E’ morto così, il “re delle jam session”. Durante il concerto più bello, quello organizzato in suo onore per festeggiarne il settantesimo compleanno. Il “colonnello” Bruce Hampton si è dolcemente accasciato, mentre la band, inizialmente ignara di ciò che stava accadendo, continuava a suonare. E nell’era degli smartphone, dei social network e delle informazioni che arrivano come pioggia battente che ci cade addosso senza bagnarci mai, la morte è stata inquadrata ancora una volta in diretta.
Nei filmati di YouTube si vede Bruce girare sul palco felice ed eccitato, assistere all’assolo di armonica di John Popper e dopo incitare Brandon “Taz” Niederauer a farsi avanti con la sua chitarra. Brandon, che all’inizio sembra quasi timido, impacciato come può essere un ragazzino di 14 anni, ma che dopo prende gusto e si lancia in un assolo che non finisce mai. Bruce pare quasi inginocchiarsi davanti a lui, poi scivola, poco a poco, lungo le assi del palcoscenico. Nessuno si rende conto di quel che accade, tutti pensano ad una trovata scenica, e continuano a suonare.
Ci sono Warren Haynes e Derek Trucks, con le loro chitarre, c’è la moglie di Derek, Susan Tedeschi – insieme formano la Tedeschi Trucks Band, uno dei gruppi di southern rock più straordinari in circolazione – che canta ed invita il pubblico a seguirla. Solo quel ragazzino si gira, a tratti, come se, primo fra tutti gli altri, percepisse che qualcosa di strano sta succedendo. Poi, finito il pezzo, si avvicinano i tecnici e tutti sono finalmente intorno a Hampton.

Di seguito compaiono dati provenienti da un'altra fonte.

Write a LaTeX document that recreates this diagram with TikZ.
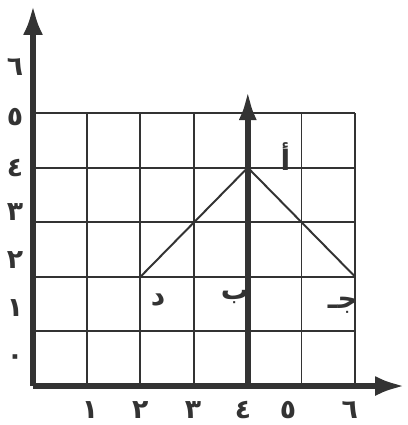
\documentclass[tikz,border=0pt]{standalone}
\usepackage{fontspec}
\usetikzlibrary{arrows.meta}
\newfontfamily\arabicfont[Script=Arabic]{DejaVu Sans}
\TeXXeTstate=1
\definecolor{ink}{HTML}{333333}

\begin{document}
\begin{tikzpicture}[x=1.3425cm,y=1.365cm,
    axis/.style={ink,line width=4.2pt,-{Latex[length=0.75cm,width=0.5cm]}},
    gridline/.style={ink,line width=1.4pt},
    edge/.style={ink,line width=1.4pt},
    lbl/.style={ink,font=\arabicfont\bfseries\fontsize{19}{21}\selectfont,inner sep=0pt},
    letter/.style={ink,font=\arabicfont\bfseries\fontsize{20}{22}\selectfont,inner sep=0pt}
]
\useasboundingbox (-0.6145,-0.714) rectangle (6.965,7.07);

% Grid
\foreach \x in {1,...,6}
    \draw[gridline] (\x,0) -- (\x,5);
\foreach \y in {1,...,5}
    \draw[gridline] (0,\y) -- (6,\y);

% Axes
\coordinate (O) at (0,0);
\coordinate (xend) at (6.93,0);
\coordinate (yend) at (0,6.98);
\draw[axis] (O) -- (xend);
\draw[axis] (O) -- (yend);

% Axis through b
\coordinate (B0) at (4,0);
\coordinate (Btop) at (4,5.42);
\draw[axis,-{Latex[length=0.75cm,width=0.45cm]}] (B0) -- (Btop);

% Triangle sides
\coordinate (D) at (2,2);
\coordinate (A) at (4,4);
\coordinate (J) at (6,2);
\draw[edge] (D) -- (A) -- (J);

% Point labels
\node[letter] (la) at (4.7,4.21) {\beginR أ\endR};
\node[letter] (lb) at (3.76,1.63) {\beginR ب\endR};
\node[letter] (ld) at (2.33,1.58) {\beginR د\endR};
\node[letter] (lj) at (5.77,1.48) {\beginR جـ\endR};

% Axis numbers
\foreach \d/\y [count=\i] in {٠/0.48,١/1.43,٢/2.31,٣/3.19,٤/3.99,٥/4.93,٦/5.84}
    \node[lbl] (ylab\i) at (-0.335,\y) {\beginR\d\endR};
\foreach \d/\x [count=\i] in {١/1.06,٢/2.0,٣/2.98,٤/3.91,٥/4.75,٦/5.9}
    \node[lbl] (xlab\i) at (\x,-0.44) {\beginR\d\endR};

\end{tikzpicture}
\end{document}
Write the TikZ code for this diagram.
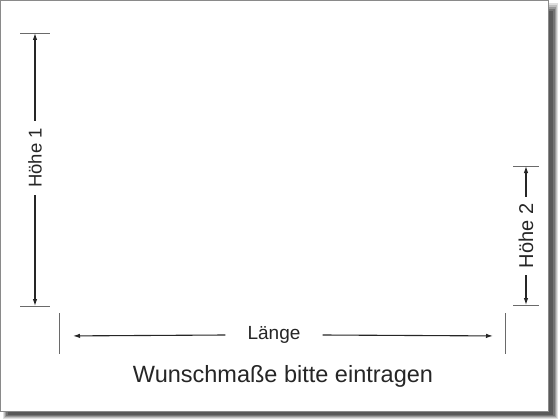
\documentclass[tikz,border=0pt]{standalone}
\usepackage{fontspec}
\setmainfont{Liberation Sans}
\usetikzlibrary{arrows.meta}
\definecolor{txt}{HTML}{262626}
\definecolor{tick}{HTML}{6A6A6A}
\definecolor{frame}{HTML}{8A8A8A}
\tikzset{
  arr/.style={draw=txt, line width=1.1pt, -{Latex[length=7pt,width=4.5pt]}},
  ticks/.style={draw=tick, line width=0.8pt},
  lab/.style={text=txt, inner sep=0pt, inner xsep=7pt, font=\fontsize{18.5}{20}\selectfont},
}
\begin{document}
\begin{tikzpicture}[x=1pt,y=-1pt]
\useasboundingbox (0,0) rectangle (560,420);
% shadow
\fill[black!12] (3,3) rectangle (558,419);
\fill[black!25] (4,5) rectangle (557,418);
\fill[black!40] (5,7) rectangle (556,417);
\fill[black!55] (6,9) rectangle (555,416);
\fill[black!65] (8,11) rectangle (553,415);
% sheet
\filldraw[fill=white, draw=frame, line width=1pt] (0.5,0.5) rectangle (548,411);
% Höhe 1
\coordinate (h1t) at (35,33);
\coordinate (h1b) at (35,306);
\coordinate (h1tl) at (20,33); \coordinate (h1tr) at (50,33);
\coordinate (h1bl) at (20,306); \coordinate (h1br) at (50,306);
\draw[ticks] (h1tl) -- (h1tr);
\draw[ticks] (h1bl) -- (h1br);
\node[lab, rotate=90] (h1) at (35,158) {Höhe 1};
\draw[arr] (h1.east) -- (h1t);
\draw[arr] (h1.west) -- (h1b);
% Höhe 2
\coordinate (h2t) at (526,166);
\coordinate (h2b) at (526,305);
\coordinate (h2tl) at (513,166); \coordinate (h2tr) at (539,166);
\coordinate (h2bl) at (513,305); \coordinate (h2br) at (539,305);
\draw[ticks] (h2tl) -- (h2tr);
\draw[ticks] (h2bl) -- (h2br);
\node[lab, rotate=90, font=\fontsize{20}{22}\selectfont] (h2) at (526,236) {Höhe 2};
\draw[arr] (h2.east) -- (h2t);
\draw[arr] (h2.west) -- (h2b);
% Länge
\coordinate (ll) at (59,336);
\coordinate (lr) at (505,336);
\coordinate (llt) at (59,313); \coordinate (llb) at (59,354);
\coordinate (lrt) at (505,313); \coordinate (lrb) at (505,354);
\draw[ticks] (llt) -- (llb);
\draw[ticks] (lrt) -- (lrb);
\node[lab, inner xsep=0pt, minimum width=97pt, font=\fontsize{19}{21}\selectfont] (len) at (274,335) {Länge};
\draw[arr, shorten >=14pt] (len.west) -- (ll);
\draw[arr, shorten >=12pt] (len.east) -- (lr);
% caption
\node[text=txt, inner sep=0pt, font=\fontsize{23.5}{25}\selectfont] (cap) at (283,376) {Wunschmaße bitte eintragen};
\end{tikzpicture}
\end{document}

I telefonini cessano di filmare ed iniziano ad organizzarsi i soccorsi, che, purtroppo risulteranno vani, così come il trasporto al Emory University Hospital Midtown, dove verrà constatato il decesso.
Musicista ed anche attore (aveva recitato, tra il resto, nel film “Lama tagliente” di Billy Bob Thornton, vincitore di un Oscar), Bruce aveva fondato negli anni sessanta la Hampton Grease Band, ma, a fronte di una carriera personale di scarso successo, aveva comunque sempre collaborato con svariati musicisti, diventando alla fine una vera e propria icona delle jam band, sino a quell’ultimo tragico evento organizzato da tutti i suoi amici: il “70th birthday concert celebration” al Fox Theatre di Atlanta.
“La musica di oggi è orripilante”, aveva dichiarato poco tempo fa Hampton. Eppure l’ultimo suo gesto, poco prima di morire, è stato indicare dolcemente quel ragazzino, come a dire che invece non è vero che la musica è finita, così come l’ultima parola di questa vita sarà sempre la speranza, nonostante tutto. E proprio quel ragazzino è l’unico che, in mezzo a tutti gli altri musicisti, sembra accorgersi che qualcosa sta accadendo. Perché i ragazzi sono così.
Anche se contestano e mettono in discussione il mondo in cui stanno crescendo, continuano a guardare gli adulti, cercando in essi i testimoni di un senso dell’esistenza, alla ricerca del quale sono costantemente a caccia. Scrisse un giorno don Luigi Giussani che “nella musica, nel panorama della natura, è a qualcosa d’altro che l’uomo rende il suo omaggio. Il suo entusiasmo è per qualcosa che la musica, o tutto ciò che è bello al mondo, ha destato dentro. Quando l’uomo “pre-sente” questo, immediatamente piega l’animo ad attendere l’altra cosa: anche davanti a ciò che può afferrare, attende l’altra cosa; afferra ciò che può afferrare, ma attende un’altra cosa”.
Quell’ultimo gesto di Bruce e quegli attimi in cui il ragazzino sembra cogliere qualcosa sembrano dirci proprio questo. Raccontano di una tensione, di uno sguardo che, tentativamente e tenacemente, ci ostiniamo tutti a conservare. Forse il rock’n’roll, come lo conosciamo, è davvero morto. E forse la musica di oggi è davvero incapace di scrivere pagine come quelle ultime che un David Bowie o un Leonard Cohen ci hanno consegnato lo scorso anno, con l’ultimo loro disco, quasi fossero i sigilli di un’epoca. Ma la speranza, insieme alla musica che, in qualche modo, andrà avanti ancora, è destinata a non morire. Vive nell’ultimo gesto di un uomo e nel timido sguardo di un ragazzino con la sua giovane chitarra in mano. E continua a vivere dentro il nostro cuore. Nell’attesa di “un’altra cosa”.